Given exercise>
Retype the stretch of lines that starts at the line containing "Recreate this image as a Python" and ends at the line containing "86.8, 86.0, 83.9]", inclusive. Do not include pictures.

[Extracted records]
════════
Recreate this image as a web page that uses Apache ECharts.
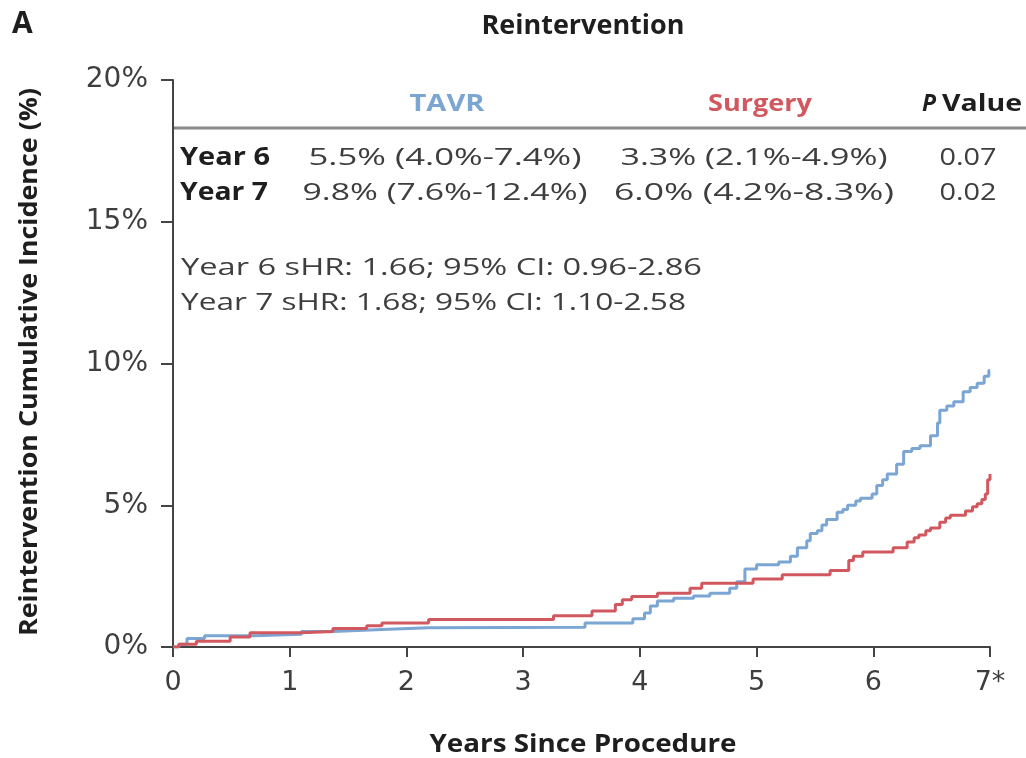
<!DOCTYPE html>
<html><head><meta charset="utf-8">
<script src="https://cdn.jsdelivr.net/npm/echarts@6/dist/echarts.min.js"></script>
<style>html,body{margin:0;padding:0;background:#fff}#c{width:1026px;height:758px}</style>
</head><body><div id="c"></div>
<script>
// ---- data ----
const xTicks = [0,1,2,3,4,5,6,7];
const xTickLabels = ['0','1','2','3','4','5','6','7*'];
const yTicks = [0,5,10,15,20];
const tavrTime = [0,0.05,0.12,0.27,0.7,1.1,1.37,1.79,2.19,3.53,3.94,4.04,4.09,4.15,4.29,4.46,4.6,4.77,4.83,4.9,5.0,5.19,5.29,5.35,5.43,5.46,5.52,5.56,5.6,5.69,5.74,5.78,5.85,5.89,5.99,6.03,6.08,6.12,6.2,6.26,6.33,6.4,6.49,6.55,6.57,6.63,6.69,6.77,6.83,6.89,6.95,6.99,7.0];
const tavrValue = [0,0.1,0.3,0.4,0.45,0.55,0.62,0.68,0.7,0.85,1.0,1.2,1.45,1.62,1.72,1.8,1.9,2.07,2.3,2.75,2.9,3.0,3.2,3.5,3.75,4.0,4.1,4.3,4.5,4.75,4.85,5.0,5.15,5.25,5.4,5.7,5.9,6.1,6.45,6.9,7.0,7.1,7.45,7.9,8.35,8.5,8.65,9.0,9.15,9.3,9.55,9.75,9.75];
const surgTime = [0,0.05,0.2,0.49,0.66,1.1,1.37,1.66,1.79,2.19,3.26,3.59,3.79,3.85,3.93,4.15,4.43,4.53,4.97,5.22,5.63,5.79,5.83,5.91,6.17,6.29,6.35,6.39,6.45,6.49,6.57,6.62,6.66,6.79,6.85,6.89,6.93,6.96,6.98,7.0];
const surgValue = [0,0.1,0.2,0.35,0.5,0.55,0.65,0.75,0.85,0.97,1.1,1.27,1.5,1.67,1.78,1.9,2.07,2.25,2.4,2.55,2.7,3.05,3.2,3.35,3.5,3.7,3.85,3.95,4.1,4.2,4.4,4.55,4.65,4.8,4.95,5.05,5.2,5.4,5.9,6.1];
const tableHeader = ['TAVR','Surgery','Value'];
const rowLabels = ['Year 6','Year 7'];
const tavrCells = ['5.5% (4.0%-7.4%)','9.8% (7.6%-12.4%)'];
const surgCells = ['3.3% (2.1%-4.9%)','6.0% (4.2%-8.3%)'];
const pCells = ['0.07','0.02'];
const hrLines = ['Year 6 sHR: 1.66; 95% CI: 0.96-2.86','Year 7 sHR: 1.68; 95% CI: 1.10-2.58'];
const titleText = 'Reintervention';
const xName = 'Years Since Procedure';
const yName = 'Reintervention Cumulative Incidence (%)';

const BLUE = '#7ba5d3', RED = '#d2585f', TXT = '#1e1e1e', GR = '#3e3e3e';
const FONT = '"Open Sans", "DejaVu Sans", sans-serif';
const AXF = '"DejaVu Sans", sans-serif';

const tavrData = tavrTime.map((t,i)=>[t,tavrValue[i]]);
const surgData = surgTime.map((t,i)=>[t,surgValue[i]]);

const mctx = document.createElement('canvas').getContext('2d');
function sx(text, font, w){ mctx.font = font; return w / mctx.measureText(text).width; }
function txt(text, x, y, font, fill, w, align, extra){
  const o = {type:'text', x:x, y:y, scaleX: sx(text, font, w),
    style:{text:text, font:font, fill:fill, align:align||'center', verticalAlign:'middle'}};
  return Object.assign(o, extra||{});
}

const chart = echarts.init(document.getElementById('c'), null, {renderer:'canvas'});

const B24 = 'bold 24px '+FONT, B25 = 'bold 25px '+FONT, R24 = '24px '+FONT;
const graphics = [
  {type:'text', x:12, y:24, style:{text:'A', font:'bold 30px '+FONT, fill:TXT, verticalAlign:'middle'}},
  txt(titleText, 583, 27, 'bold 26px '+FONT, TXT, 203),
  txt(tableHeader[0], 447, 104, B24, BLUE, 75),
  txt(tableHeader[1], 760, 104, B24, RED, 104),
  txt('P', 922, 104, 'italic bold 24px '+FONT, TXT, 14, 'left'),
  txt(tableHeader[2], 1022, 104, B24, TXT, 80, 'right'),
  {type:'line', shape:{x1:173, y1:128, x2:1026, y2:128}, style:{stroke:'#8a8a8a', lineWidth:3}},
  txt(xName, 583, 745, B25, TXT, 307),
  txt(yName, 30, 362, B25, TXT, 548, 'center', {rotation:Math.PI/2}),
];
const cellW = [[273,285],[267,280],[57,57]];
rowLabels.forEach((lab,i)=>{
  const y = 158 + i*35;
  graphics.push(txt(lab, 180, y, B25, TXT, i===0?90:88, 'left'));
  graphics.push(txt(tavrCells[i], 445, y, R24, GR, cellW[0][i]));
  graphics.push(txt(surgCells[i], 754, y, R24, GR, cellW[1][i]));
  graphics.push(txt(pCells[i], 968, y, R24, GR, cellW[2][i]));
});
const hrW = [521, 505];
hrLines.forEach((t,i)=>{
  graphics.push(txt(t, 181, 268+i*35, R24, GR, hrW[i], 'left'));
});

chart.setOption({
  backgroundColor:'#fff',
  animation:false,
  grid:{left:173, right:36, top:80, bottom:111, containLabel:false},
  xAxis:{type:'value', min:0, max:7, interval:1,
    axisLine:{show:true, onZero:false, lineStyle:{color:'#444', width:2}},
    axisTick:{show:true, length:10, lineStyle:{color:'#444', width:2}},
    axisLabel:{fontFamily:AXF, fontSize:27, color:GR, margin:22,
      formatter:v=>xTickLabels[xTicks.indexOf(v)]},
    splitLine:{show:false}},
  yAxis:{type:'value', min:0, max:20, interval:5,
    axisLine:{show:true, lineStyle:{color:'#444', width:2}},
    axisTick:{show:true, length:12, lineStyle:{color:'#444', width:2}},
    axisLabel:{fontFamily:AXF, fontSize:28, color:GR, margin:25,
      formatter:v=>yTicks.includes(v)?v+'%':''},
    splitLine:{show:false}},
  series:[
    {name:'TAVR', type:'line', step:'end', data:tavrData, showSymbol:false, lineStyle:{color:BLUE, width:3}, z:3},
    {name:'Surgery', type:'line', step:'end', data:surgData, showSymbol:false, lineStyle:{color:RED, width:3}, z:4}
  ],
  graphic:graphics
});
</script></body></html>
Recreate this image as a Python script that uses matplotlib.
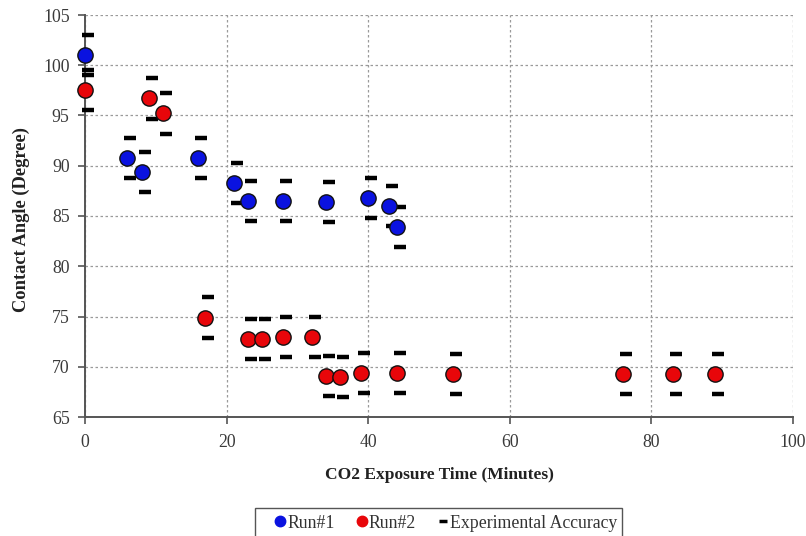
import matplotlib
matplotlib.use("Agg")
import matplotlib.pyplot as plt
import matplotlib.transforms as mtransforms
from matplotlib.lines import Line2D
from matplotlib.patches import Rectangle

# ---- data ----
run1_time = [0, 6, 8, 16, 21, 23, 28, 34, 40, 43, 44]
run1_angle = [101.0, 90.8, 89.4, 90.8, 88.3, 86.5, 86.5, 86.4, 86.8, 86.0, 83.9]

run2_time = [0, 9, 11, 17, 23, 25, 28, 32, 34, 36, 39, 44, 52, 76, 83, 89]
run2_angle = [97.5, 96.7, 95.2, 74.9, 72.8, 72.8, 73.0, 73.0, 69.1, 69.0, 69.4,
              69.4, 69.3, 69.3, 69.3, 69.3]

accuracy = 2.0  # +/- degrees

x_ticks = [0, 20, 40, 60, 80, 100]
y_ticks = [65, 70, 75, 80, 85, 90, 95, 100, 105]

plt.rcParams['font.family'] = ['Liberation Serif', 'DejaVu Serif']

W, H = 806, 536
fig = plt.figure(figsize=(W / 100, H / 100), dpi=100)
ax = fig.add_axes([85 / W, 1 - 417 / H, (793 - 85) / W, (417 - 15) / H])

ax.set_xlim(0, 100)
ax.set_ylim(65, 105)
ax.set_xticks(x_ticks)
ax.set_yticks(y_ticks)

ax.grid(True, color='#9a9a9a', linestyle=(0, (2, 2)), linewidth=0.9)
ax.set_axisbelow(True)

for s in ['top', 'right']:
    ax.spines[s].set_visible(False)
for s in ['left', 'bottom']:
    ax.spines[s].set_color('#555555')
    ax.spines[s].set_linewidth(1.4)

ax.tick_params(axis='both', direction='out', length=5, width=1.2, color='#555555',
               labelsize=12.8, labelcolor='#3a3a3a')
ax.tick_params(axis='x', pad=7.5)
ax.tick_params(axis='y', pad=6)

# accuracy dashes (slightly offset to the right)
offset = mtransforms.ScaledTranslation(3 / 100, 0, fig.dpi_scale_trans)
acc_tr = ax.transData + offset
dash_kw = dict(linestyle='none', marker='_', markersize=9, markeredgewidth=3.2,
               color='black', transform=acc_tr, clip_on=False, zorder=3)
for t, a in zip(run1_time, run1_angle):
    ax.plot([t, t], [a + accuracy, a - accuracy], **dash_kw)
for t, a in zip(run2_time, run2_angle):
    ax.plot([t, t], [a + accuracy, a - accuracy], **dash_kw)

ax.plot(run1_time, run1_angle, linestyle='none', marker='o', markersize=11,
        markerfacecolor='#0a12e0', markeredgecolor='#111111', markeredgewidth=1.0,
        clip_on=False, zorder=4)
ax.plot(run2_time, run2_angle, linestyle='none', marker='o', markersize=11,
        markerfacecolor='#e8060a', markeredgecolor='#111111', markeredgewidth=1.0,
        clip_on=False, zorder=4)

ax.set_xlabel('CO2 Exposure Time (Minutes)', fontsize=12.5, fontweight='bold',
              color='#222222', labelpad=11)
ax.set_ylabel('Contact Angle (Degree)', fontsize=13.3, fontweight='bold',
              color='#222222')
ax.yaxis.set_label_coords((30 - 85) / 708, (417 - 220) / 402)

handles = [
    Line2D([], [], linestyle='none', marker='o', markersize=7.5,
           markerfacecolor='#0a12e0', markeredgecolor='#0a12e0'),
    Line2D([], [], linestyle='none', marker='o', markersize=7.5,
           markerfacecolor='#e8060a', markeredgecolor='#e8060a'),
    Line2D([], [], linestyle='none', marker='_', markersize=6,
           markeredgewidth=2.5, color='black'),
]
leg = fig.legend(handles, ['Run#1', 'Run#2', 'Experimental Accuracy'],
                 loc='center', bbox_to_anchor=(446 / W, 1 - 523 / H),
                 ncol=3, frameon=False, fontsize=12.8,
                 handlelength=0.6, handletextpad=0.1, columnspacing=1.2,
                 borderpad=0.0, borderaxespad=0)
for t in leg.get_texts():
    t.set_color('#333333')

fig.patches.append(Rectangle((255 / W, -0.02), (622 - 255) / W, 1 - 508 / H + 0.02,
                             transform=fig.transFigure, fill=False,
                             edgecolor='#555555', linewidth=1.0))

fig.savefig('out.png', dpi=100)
════════
Output for this task>
Recreate this image as a Python script that uses matplotlib.
import matplotlib
matplotlib.use("Agg")
import matplotlib.pyplot as plt
import matplotlib.transforms as mtransforms
from matplotlib.lines import Line2D
from matplotlib.patches import Rectangle

# ---- data ----
run1_time = [0, 6, 8, 16, 21, 23, 28, 34, 40, 43, 44]
run1_angle = [101.0, 90.8, 89.4, 90.8, 88.3, 86.5, 86.5, 86.4, 86.8, 86.0, 83.9]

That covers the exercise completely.